*** GIVEN DATA ***
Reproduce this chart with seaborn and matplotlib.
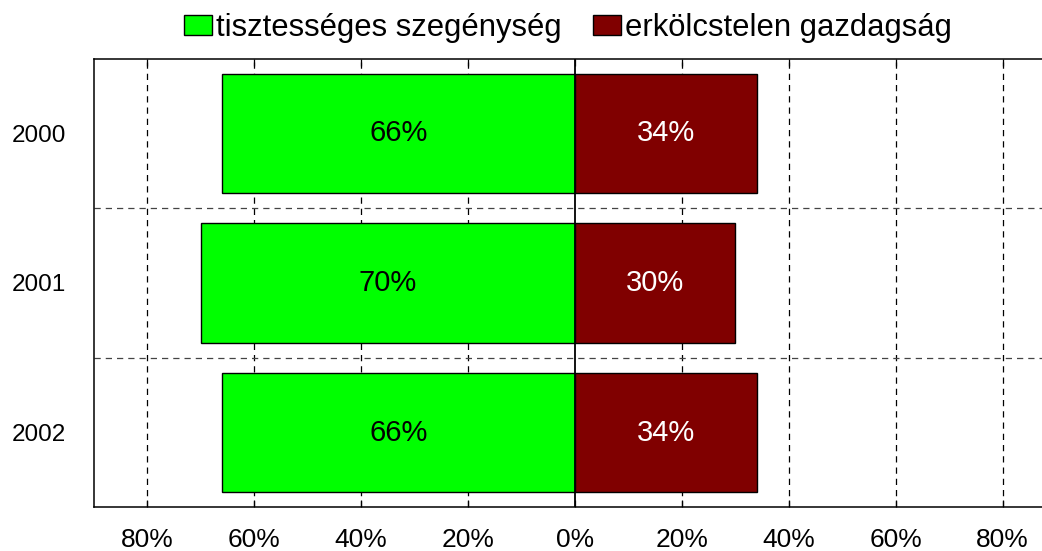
import pandas as pd
import matplotlib
matplotlib.use("Agg")
import matplotlib.pyplot as plt
from matplotlib.patches import Patch
from matplotlib.ticker import FuncFormatter, FixedLocator
import seaborn as sns

years = ['2000', '2001', '2002']
poverty = [66, 70, 66]   # tisztességes szegénység
wealth = [34, 30, 34]    # erkölcstelen gazdagság
series_names = ['tisztességes szegénység', 'erkölcstelen gazdagság']
colors = ['#00FF00', '#800000']
xticks = [-80, -60, -40, -20, 0, 20, 40, 60, 80]

df = pd.DataFrame({
    'year': years * 2,
    'value': [-v for v in poverty] + wealth,
    'series': [series_names[0]] * 3 + [series_names[1]] * 3,
})

sns.set_style("ticks")
plt.rcParams['font.family'] = ['Liberation Sans', 'DejaVu Sans']
plt.rcParams['text.color'] = 'black'
plt.rcParams['xtick.color'] = 'black'
plt.rcParams['ytick.color'] = 'black'
plt.rcParams['xtick.labelcolor'] = 'black'
plt.rcParams['ytick.labelcolor'] = 'black'

fig = plt.figure(figsize=(10.42, 5.51), dpi=100)
ax = fig.add_axes([0.0899, 0.0793, 0.9235, 0.8142])

sns.barplot(data=df, x='value', y='year', hue='series', order=years,
            hue_order=series_names, palette=colors, saturation=1,
            dodge=False, width=0.8, edgecolor='black', linewidth=1,
            legend=False, ax=ax, zorder=2)

ax.set_xlim(-90, 90)
ax.set_xlabel('')
ax.set_ylabel('')

# value labels inside the bars
ax.bar_label(ax.containers[0], labels=[f'{v}%' for v in poverty],
             label_type='center', fontsize=21, color='black')
ax.bar_label(ax.containers[1], labels=[f'{v}%' for v in wealth],
             label_type='center', fontsize=21, color='white')

# grid
ax.xaxis.set_major_locator(FixedLocator(xticks))
ax.xaxis.set_major_formatter(FuncFormatter(lambda x, p: f'{abs(x):.0f}%'))
for x in xticks:
    if x == 0:
        ax.axvline(0, color='black', lw=1.3, zorder=4)
    else:
        ax.axvline(x, color='black', lw=0.9, ls=(0, (5, 4)), zorder=1)
for y in [0.5, 1.5]:
    ax.axhline(y, color='#444444', lw=0.9, ls=(0, (5, 4)), zorder=1)

ax.tick_params(axis='x', direction='in', top=True, bottom=True, length=5,
               width=0.9, pad=15, labelsize=19, colors='black')
ax.tick_params(axis='y', length=0, pad=20, labelsize=17.5, colors='black')
for s in ax.spines.values():
    s.set_color('black')
    s.set_linewidth(1.1)

handles = [Patch(facecolor=c, edgecolor='black', linewidth=1) for c in colors]
ax.legend(handles, series_names, loc='center', bbox_to_anchor=(0.493, 1.068),
          ncol=2, frameon=False, fontsize=22.3, handlelength=0.9,
          handleheight=0.6, handletextpad=0.15, columnspacing=1.0,
          borderaxespad=0, labelcolor='black')

fig.savefig('out.png', dpi=100)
***
Print the full listing exactly, dropping the pictures.

Reproduce this chart with seaborn and matplotlib.
import pandas as pd
import matplotlib
matplotlib.use("Agg")
import matplotlib.pyplot as plt
from matplotlib.patches import Patch
from matplotlib.ticker import FuncFormatter, FixedLocator
import seaborn as sns

years = ['2000', '2001', '2002']
poverty = [66, 70, 66]   # tisztességes szegénység
wealth = [34, 30, 34]    # erkölcstelen gazdagság
series_names = ['tisztességes szegénység', 'erkölcstelen gazdagság']
colors = ['#00FF00', '#800000']
xticks = [-80, -60, -40, -20, 0, 20, 40, 60, 80]

df = pd.DataFrame({
    'year': years * 2,
    'value': [-v for v in poverty] + wealth,
    'series': [series_names[0]] * 3 + [series_names[1]] * 3,
})

sns.set_style("ticks")
plt.rcParams['font.family'] = ['Liberation Sans', 'DejaVu Sans']
plt.rcParams['text.color'] = 'black'
plt.rcParams['xtick.color'] = 'black'
plt.rcParams['ytick.color'] = 'black'
plt.rcParams['xtick.labelcolor'] = 'black'
plt.rcParams['ytick.labelcolor'] = 'black'

fig = plt.figure(figsize=(10.42, 5.51), dpi=100)
ax = fig.add_axes([0.0899, 0.0793, 0.9235, 0.8142])

sns.barplot(data=df, x='value', y='year', hue='series', order=years,
            hue_order=series_names, palette=colors, saturation=1,
            dodge=False, width=0.8, edgecolor='black', linewidth=1,
            legend=False, ax=ax, zorder=2)

ax.set_xlim(-90, 90)
ax.set_xlabel('')
ax.set_ylabel('')

# value labels inside the bars
ax.bar_label(ax.containers[0], labels=[f'{v}%' for v in poverty],
             label_type='center', fontsize=21, color='black')
ax.bar_label(ax.containers[1], labels=[f'{v}%' for v in wealth],
             label_type='center', fontsize=21, color='white')

# grid
ax.xaxis.set_major_locator(FixedLocator(xticks))
ax.xaxis.set_major_formatter(FuncFormatter(lambda x, p: f'{abs(x):.0f}%'))
for x in xticks:
    if x == 0:
        ax.axvline(0, color='black', lw=1.3, zorder=4)
    else:
        ax.axvline(x, color='black', lw=0.9, ls=(0, (5, 4)), zorder=1)
for y in [0.5, 1.5]:
    ax.axhline(y, color='#444444', lw=0.9, ls=(0, (5, 4)), zorder=1)

ax.tick_params(axis='x', direction='in', top=True, bottom=True, length=5,
               width=0.9, pad=15, labelsize=19, colors='black')
ax.tick_params(axis='y', length=0, pad=20, labelsize=17.5, colors='black')
for s in ax.spines.values():
    s.set_color('black')
    s.set_linewidth(1.1)

handles = [Patch(facecolor=c, edgecolor='black', linewidth=1) for c in colors]
ax.legend(handles, series_names, loc='center', bbox_to_anchor=(0.493, 1.068),
          ncol=2, frameon=False, fontsize=22.3, handlelength=0.9,
          handleheight=0.6, handletextpad=0.15, columnspacing=1.0,
          borderaxespad=0, labelcolor='black')

fig.savefig('out.png', dpi=100)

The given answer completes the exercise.